Some people might say $33,000. That's the price of E.S. Kluft & Co.'s hand-tufted, king-size Palais Royale mattress and box spring, currently the most expensive American-made mattress set on the market. The company says it has sold about 100 since introducing it in 2008, The Wall Street Journal reported Wednesday.

Or maybe it's $44,000 -- the price tag on Kluft's Sublime model, which the company has teed up for a launch later this year.

European shoppers will pay even more. At $69,500 -- roughly the price of a Porsche Cayenne S hybrid SUV -- there's the Vividus king-size mattress set from Hastens Sangar AB, of Sweden. Hästens says it takes 160 hours to assemble this mattress entirely by hand, which has a Swedish-pine frame with thick layers of horsehair, cotton, flax and wool inside. The company says since introducing the mattress in 2006, it has sold 250 of them worldwide.

There's an arms race under way in the world of luxury mattresses that jittery economists and sluggish home sales seem unable to stop. Even at the middle-to-upper-middle tiers, mattress prices are creeping up as companies cater to mainstream demand for luxurious sleep.

At Sealy Corp., in Trinity, N.C., the lineup of products aimed at the luxury end of the market is expanding, says Jodi Allen, chief marketing officer. The company's higher-end Stearns & Foster mattresses range in price from $1,200 to $5,000 and take twice as long to make as the company's Sealy-brand mattress.

This year, Sealy launched its most expensive Stearns & Foster model, the black-and-gold Golden Elegance, priced at $4,999 for a king set. It features individually wrapped inner and outer coils, which give extra support, and it contains wool, horsehair and natural latex inside.

Earl Kluft, chief executive of E.S. Kluft, a family-owned company based in Rancho Cucamonga, Calif., says it takes 10 craftsmen about three days to make the Palais Royale, which contains 10 layers and more than 10 pounds of cashmere, mohair, silk and New Zealand wool that has been washed, dried and crimped. Natural latex foam and certified organic cotton are among the materials used to reduce motion transfer and provide cooling. The Sublime has a layer of horsehair for resiliency.

"We really want the consumer to get a better night's sleep," luft says. "When you think about it, the mattress is the most important thing in your house. You spend more time on your bed than anywhere else."

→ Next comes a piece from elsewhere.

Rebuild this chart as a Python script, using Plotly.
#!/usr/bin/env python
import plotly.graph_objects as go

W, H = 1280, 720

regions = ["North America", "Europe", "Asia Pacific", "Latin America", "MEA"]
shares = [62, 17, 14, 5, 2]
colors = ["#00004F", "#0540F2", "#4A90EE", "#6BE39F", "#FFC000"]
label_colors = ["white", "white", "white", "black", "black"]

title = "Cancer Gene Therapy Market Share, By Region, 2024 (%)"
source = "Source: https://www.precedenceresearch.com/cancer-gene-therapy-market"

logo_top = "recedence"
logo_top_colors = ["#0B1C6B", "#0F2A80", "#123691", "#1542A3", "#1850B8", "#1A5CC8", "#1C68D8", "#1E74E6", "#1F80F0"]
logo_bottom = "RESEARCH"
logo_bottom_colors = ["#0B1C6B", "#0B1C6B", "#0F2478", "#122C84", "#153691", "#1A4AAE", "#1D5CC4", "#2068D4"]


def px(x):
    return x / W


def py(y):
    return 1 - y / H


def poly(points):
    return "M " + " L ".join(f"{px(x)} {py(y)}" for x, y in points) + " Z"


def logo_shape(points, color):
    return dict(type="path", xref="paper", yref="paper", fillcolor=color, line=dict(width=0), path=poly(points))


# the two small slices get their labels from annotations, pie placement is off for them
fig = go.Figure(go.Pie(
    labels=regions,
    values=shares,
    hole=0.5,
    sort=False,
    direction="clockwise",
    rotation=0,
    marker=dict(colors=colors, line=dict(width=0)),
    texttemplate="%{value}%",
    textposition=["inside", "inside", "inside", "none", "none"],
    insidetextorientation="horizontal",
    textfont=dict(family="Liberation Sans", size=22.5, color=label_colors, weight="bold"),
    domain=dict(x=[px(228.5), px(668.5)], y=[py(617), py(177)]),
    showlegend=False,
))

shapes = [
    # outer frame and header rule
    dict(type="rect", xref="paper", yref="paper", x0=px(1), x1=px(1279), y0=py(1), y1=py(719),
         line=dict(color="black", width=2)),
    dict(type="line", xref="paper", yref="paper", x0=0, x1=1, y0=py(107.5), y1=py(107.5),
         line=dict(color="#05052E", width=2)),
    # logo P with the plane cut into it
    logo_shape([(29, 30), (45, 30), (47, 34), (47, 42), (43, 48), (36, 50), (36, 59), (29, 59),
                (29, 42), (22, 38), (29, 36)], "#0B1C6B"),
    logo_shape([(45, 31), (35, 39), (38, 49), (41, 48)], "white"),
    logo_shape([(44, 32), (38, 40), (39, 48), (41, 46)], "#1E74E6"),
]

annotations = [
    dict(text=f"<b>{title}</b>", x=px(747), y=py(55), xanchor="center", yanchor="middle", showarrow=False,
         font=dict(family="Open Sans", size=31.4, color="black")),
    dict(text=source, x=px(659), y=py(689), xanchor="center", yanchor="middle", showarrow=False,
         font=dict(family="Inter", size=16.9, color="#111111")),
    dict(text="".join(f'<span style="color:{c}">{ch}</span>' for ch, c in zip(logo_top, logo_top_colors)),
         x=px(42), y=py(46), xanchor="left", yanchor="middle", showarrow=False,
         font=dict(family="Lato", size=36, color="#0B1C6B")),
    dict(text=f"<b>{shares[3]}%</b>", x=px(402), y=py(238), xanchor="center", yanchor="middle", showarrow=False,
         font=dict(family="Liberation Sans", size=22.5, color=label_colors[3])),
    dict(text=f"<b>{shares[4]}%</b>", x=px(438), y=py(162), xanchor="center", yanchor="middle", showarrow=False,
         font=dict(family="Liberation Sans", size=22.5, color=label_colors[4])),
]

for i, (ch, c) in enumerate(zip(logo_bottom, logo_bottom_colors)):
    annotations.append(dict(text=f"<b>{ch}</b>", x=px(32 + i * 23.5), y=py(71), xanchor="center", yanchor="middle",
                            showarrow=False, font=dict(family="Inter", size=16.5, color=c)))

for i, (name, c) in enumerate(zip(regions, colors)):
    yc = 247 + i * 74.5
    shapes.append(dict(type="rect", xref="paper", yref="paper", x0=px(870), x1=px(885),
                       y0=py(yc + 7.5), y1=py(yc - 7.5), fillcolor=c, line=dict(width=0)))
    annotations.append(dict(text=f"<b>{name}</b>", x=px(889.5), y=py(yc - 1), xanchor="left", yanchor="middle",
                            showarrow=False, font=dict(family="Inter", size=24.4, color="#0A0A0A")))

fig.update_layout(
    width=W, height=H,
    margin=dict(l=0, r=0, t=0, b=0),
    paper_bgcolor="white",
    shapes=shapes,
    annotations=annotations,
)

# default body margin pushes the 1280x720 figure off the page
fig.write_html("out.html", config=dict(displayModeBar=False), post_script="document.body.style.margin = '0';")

Kluft says super-premium mattresses, or those costing $20,000 or more, made up five percent of Kluft's sales of $33 million in 2009, a year when overall sales were flat. In 2010, first-quarter sales were up 50 percent over the year earlier, Kluft says.

At the high end, other mattress options range from Hollandia International's "3-D fabric," with raised fibers creating ventilation, to a customizable mattress from Organic Mattresses Inc., featuring layers of latex in varying firmness that are stacked to suit the customer. Some mattresses have aloe vera or lavender built into the top layers; a luxury mattress from Magniflex, an Italian line, is covered with fabric containing 22-karat gold.

Exactly how much better will a person sleep on a super-expensive mattress, a shopper might ask. Not much, according to one sleep expert, Clete Kushida, medical director of the Stanford University Sleep Medicine Center. "For the vast majority of people who are generally healthy, bed surface won't make much of a difference in terms of their sleep," Kushida says.